§ Dataset records
::::

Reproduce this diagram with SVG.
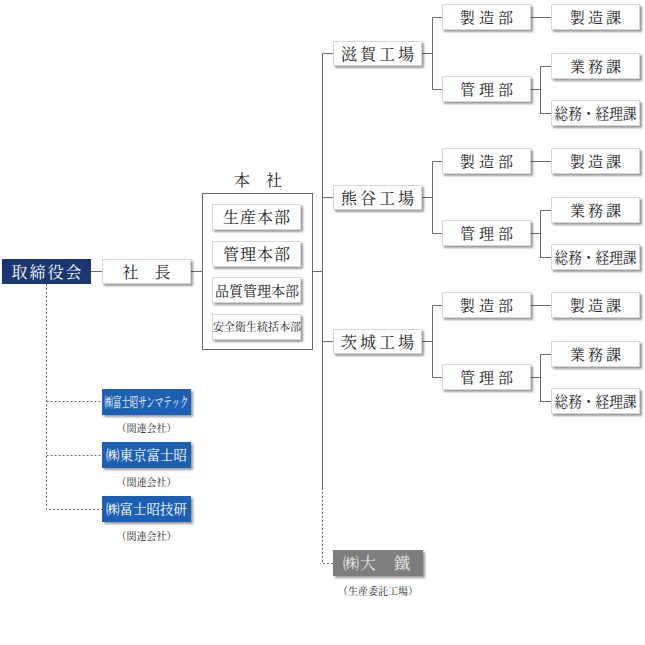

::::

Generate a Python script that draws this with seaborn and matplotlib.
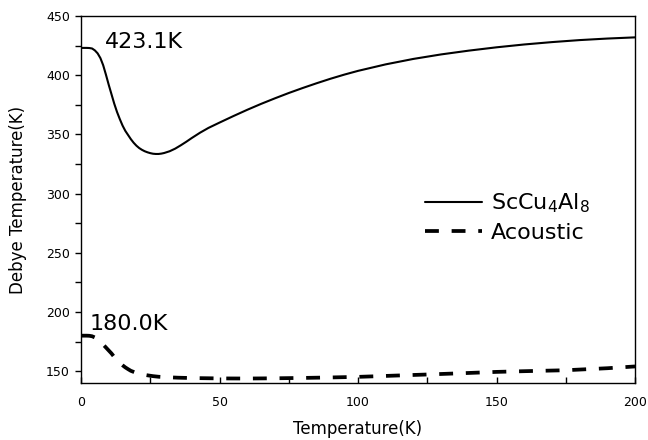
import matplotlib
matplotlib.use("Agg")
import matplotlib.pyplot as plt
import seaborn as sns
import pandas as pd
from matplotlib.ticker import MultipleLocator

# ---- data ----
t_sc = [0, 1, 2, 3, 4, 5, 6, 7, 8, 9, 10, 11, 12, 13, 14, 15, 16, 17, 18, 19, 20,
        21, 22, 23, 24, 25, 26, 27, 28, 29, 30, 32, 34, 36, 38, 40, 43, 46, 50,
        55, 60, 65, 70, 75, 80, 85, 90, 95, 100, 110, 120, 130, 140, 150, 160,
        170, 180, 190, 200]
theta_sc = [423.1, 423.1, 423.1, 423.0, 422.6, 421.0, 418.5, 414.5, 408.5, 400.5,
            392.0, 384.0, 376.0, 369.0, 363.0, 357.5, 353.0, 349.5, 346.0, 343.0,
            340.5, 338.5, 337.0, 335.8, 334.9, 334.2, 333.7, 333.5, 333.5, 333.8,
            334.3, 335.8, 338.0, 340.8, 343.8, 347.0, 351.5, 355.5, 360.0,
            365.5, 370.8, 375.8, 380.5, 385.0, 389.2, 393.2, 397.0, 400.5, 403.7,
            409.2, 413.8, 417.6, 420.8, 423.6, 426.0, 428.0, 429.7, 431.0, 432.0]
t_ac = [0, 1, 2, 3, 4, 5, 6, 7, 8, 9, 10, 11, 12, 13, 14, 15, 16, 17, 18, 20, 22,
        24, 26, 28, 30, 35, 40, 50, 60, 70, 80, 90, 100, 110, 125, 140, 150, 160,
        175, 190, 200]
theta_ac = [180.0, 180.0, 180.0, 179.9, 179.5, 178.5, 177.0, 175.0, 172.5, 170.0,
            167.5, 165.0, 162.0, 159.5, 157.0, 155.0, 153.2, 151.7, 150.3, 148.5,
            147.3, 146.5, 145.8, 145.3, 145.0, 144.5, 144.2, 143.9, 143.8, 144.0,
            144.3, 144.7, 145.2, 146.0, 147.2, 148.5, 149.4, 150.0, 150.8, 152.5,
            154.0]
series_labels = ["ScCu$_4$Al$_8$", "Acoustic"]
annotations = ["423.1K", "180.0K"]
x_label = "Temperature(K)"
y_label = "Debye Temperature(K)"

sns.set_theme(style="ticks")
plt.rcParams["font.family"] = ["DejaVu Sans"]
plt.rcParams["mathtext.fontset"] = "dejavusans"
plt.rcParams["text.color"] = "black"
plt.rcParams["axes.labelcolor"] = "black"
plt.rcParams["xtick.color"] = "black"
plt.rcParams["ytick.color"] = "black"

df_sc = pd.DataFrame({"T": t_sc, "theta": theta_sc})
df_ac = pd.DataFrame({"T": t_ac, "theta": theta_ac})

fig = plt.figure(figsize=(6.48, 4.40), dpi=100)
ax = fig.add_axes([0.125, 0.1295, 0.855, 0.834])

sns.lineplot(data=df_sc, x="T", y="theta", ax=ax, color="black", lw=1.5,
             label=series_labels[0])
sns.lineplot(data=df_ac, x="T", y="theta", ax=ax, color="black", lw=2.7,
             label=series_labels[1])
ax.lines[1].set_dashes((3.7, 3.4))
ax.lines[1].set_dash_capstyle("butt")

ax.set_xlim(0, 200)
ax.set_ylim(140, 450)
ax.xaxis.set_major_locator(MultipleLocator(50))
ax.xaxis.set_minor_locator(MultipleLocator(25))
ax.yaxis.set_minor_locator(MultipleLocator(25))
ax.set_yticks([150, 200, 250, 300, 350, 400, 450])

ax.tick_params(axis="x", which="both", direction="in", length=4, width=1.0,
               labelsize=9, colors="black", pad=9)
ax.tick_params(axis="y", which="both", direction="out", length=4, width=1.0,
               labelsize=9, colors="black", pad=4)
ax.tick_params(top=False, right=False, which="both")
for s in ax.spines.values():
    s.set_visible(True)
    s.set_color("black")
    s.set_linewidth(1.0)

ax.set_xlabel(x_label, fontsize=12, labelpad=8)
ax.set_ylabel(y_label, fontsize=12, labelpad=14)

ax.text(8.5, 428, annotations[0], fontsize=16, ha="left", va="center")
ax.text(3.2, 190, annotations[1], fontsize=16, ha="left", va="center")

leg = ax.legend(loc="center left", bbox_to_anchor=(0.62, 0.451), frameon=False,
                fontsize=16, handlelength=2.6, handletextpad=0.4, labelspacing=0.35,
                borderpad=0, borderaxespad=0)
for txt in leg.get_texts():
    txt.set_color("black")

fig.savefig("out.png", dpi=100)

::::

§ Problem description
List each line holding the string "this".

§ Task response
Reproduce this diagram with SVG.
Generate a Python script that draws this with seaborn and matplotlib.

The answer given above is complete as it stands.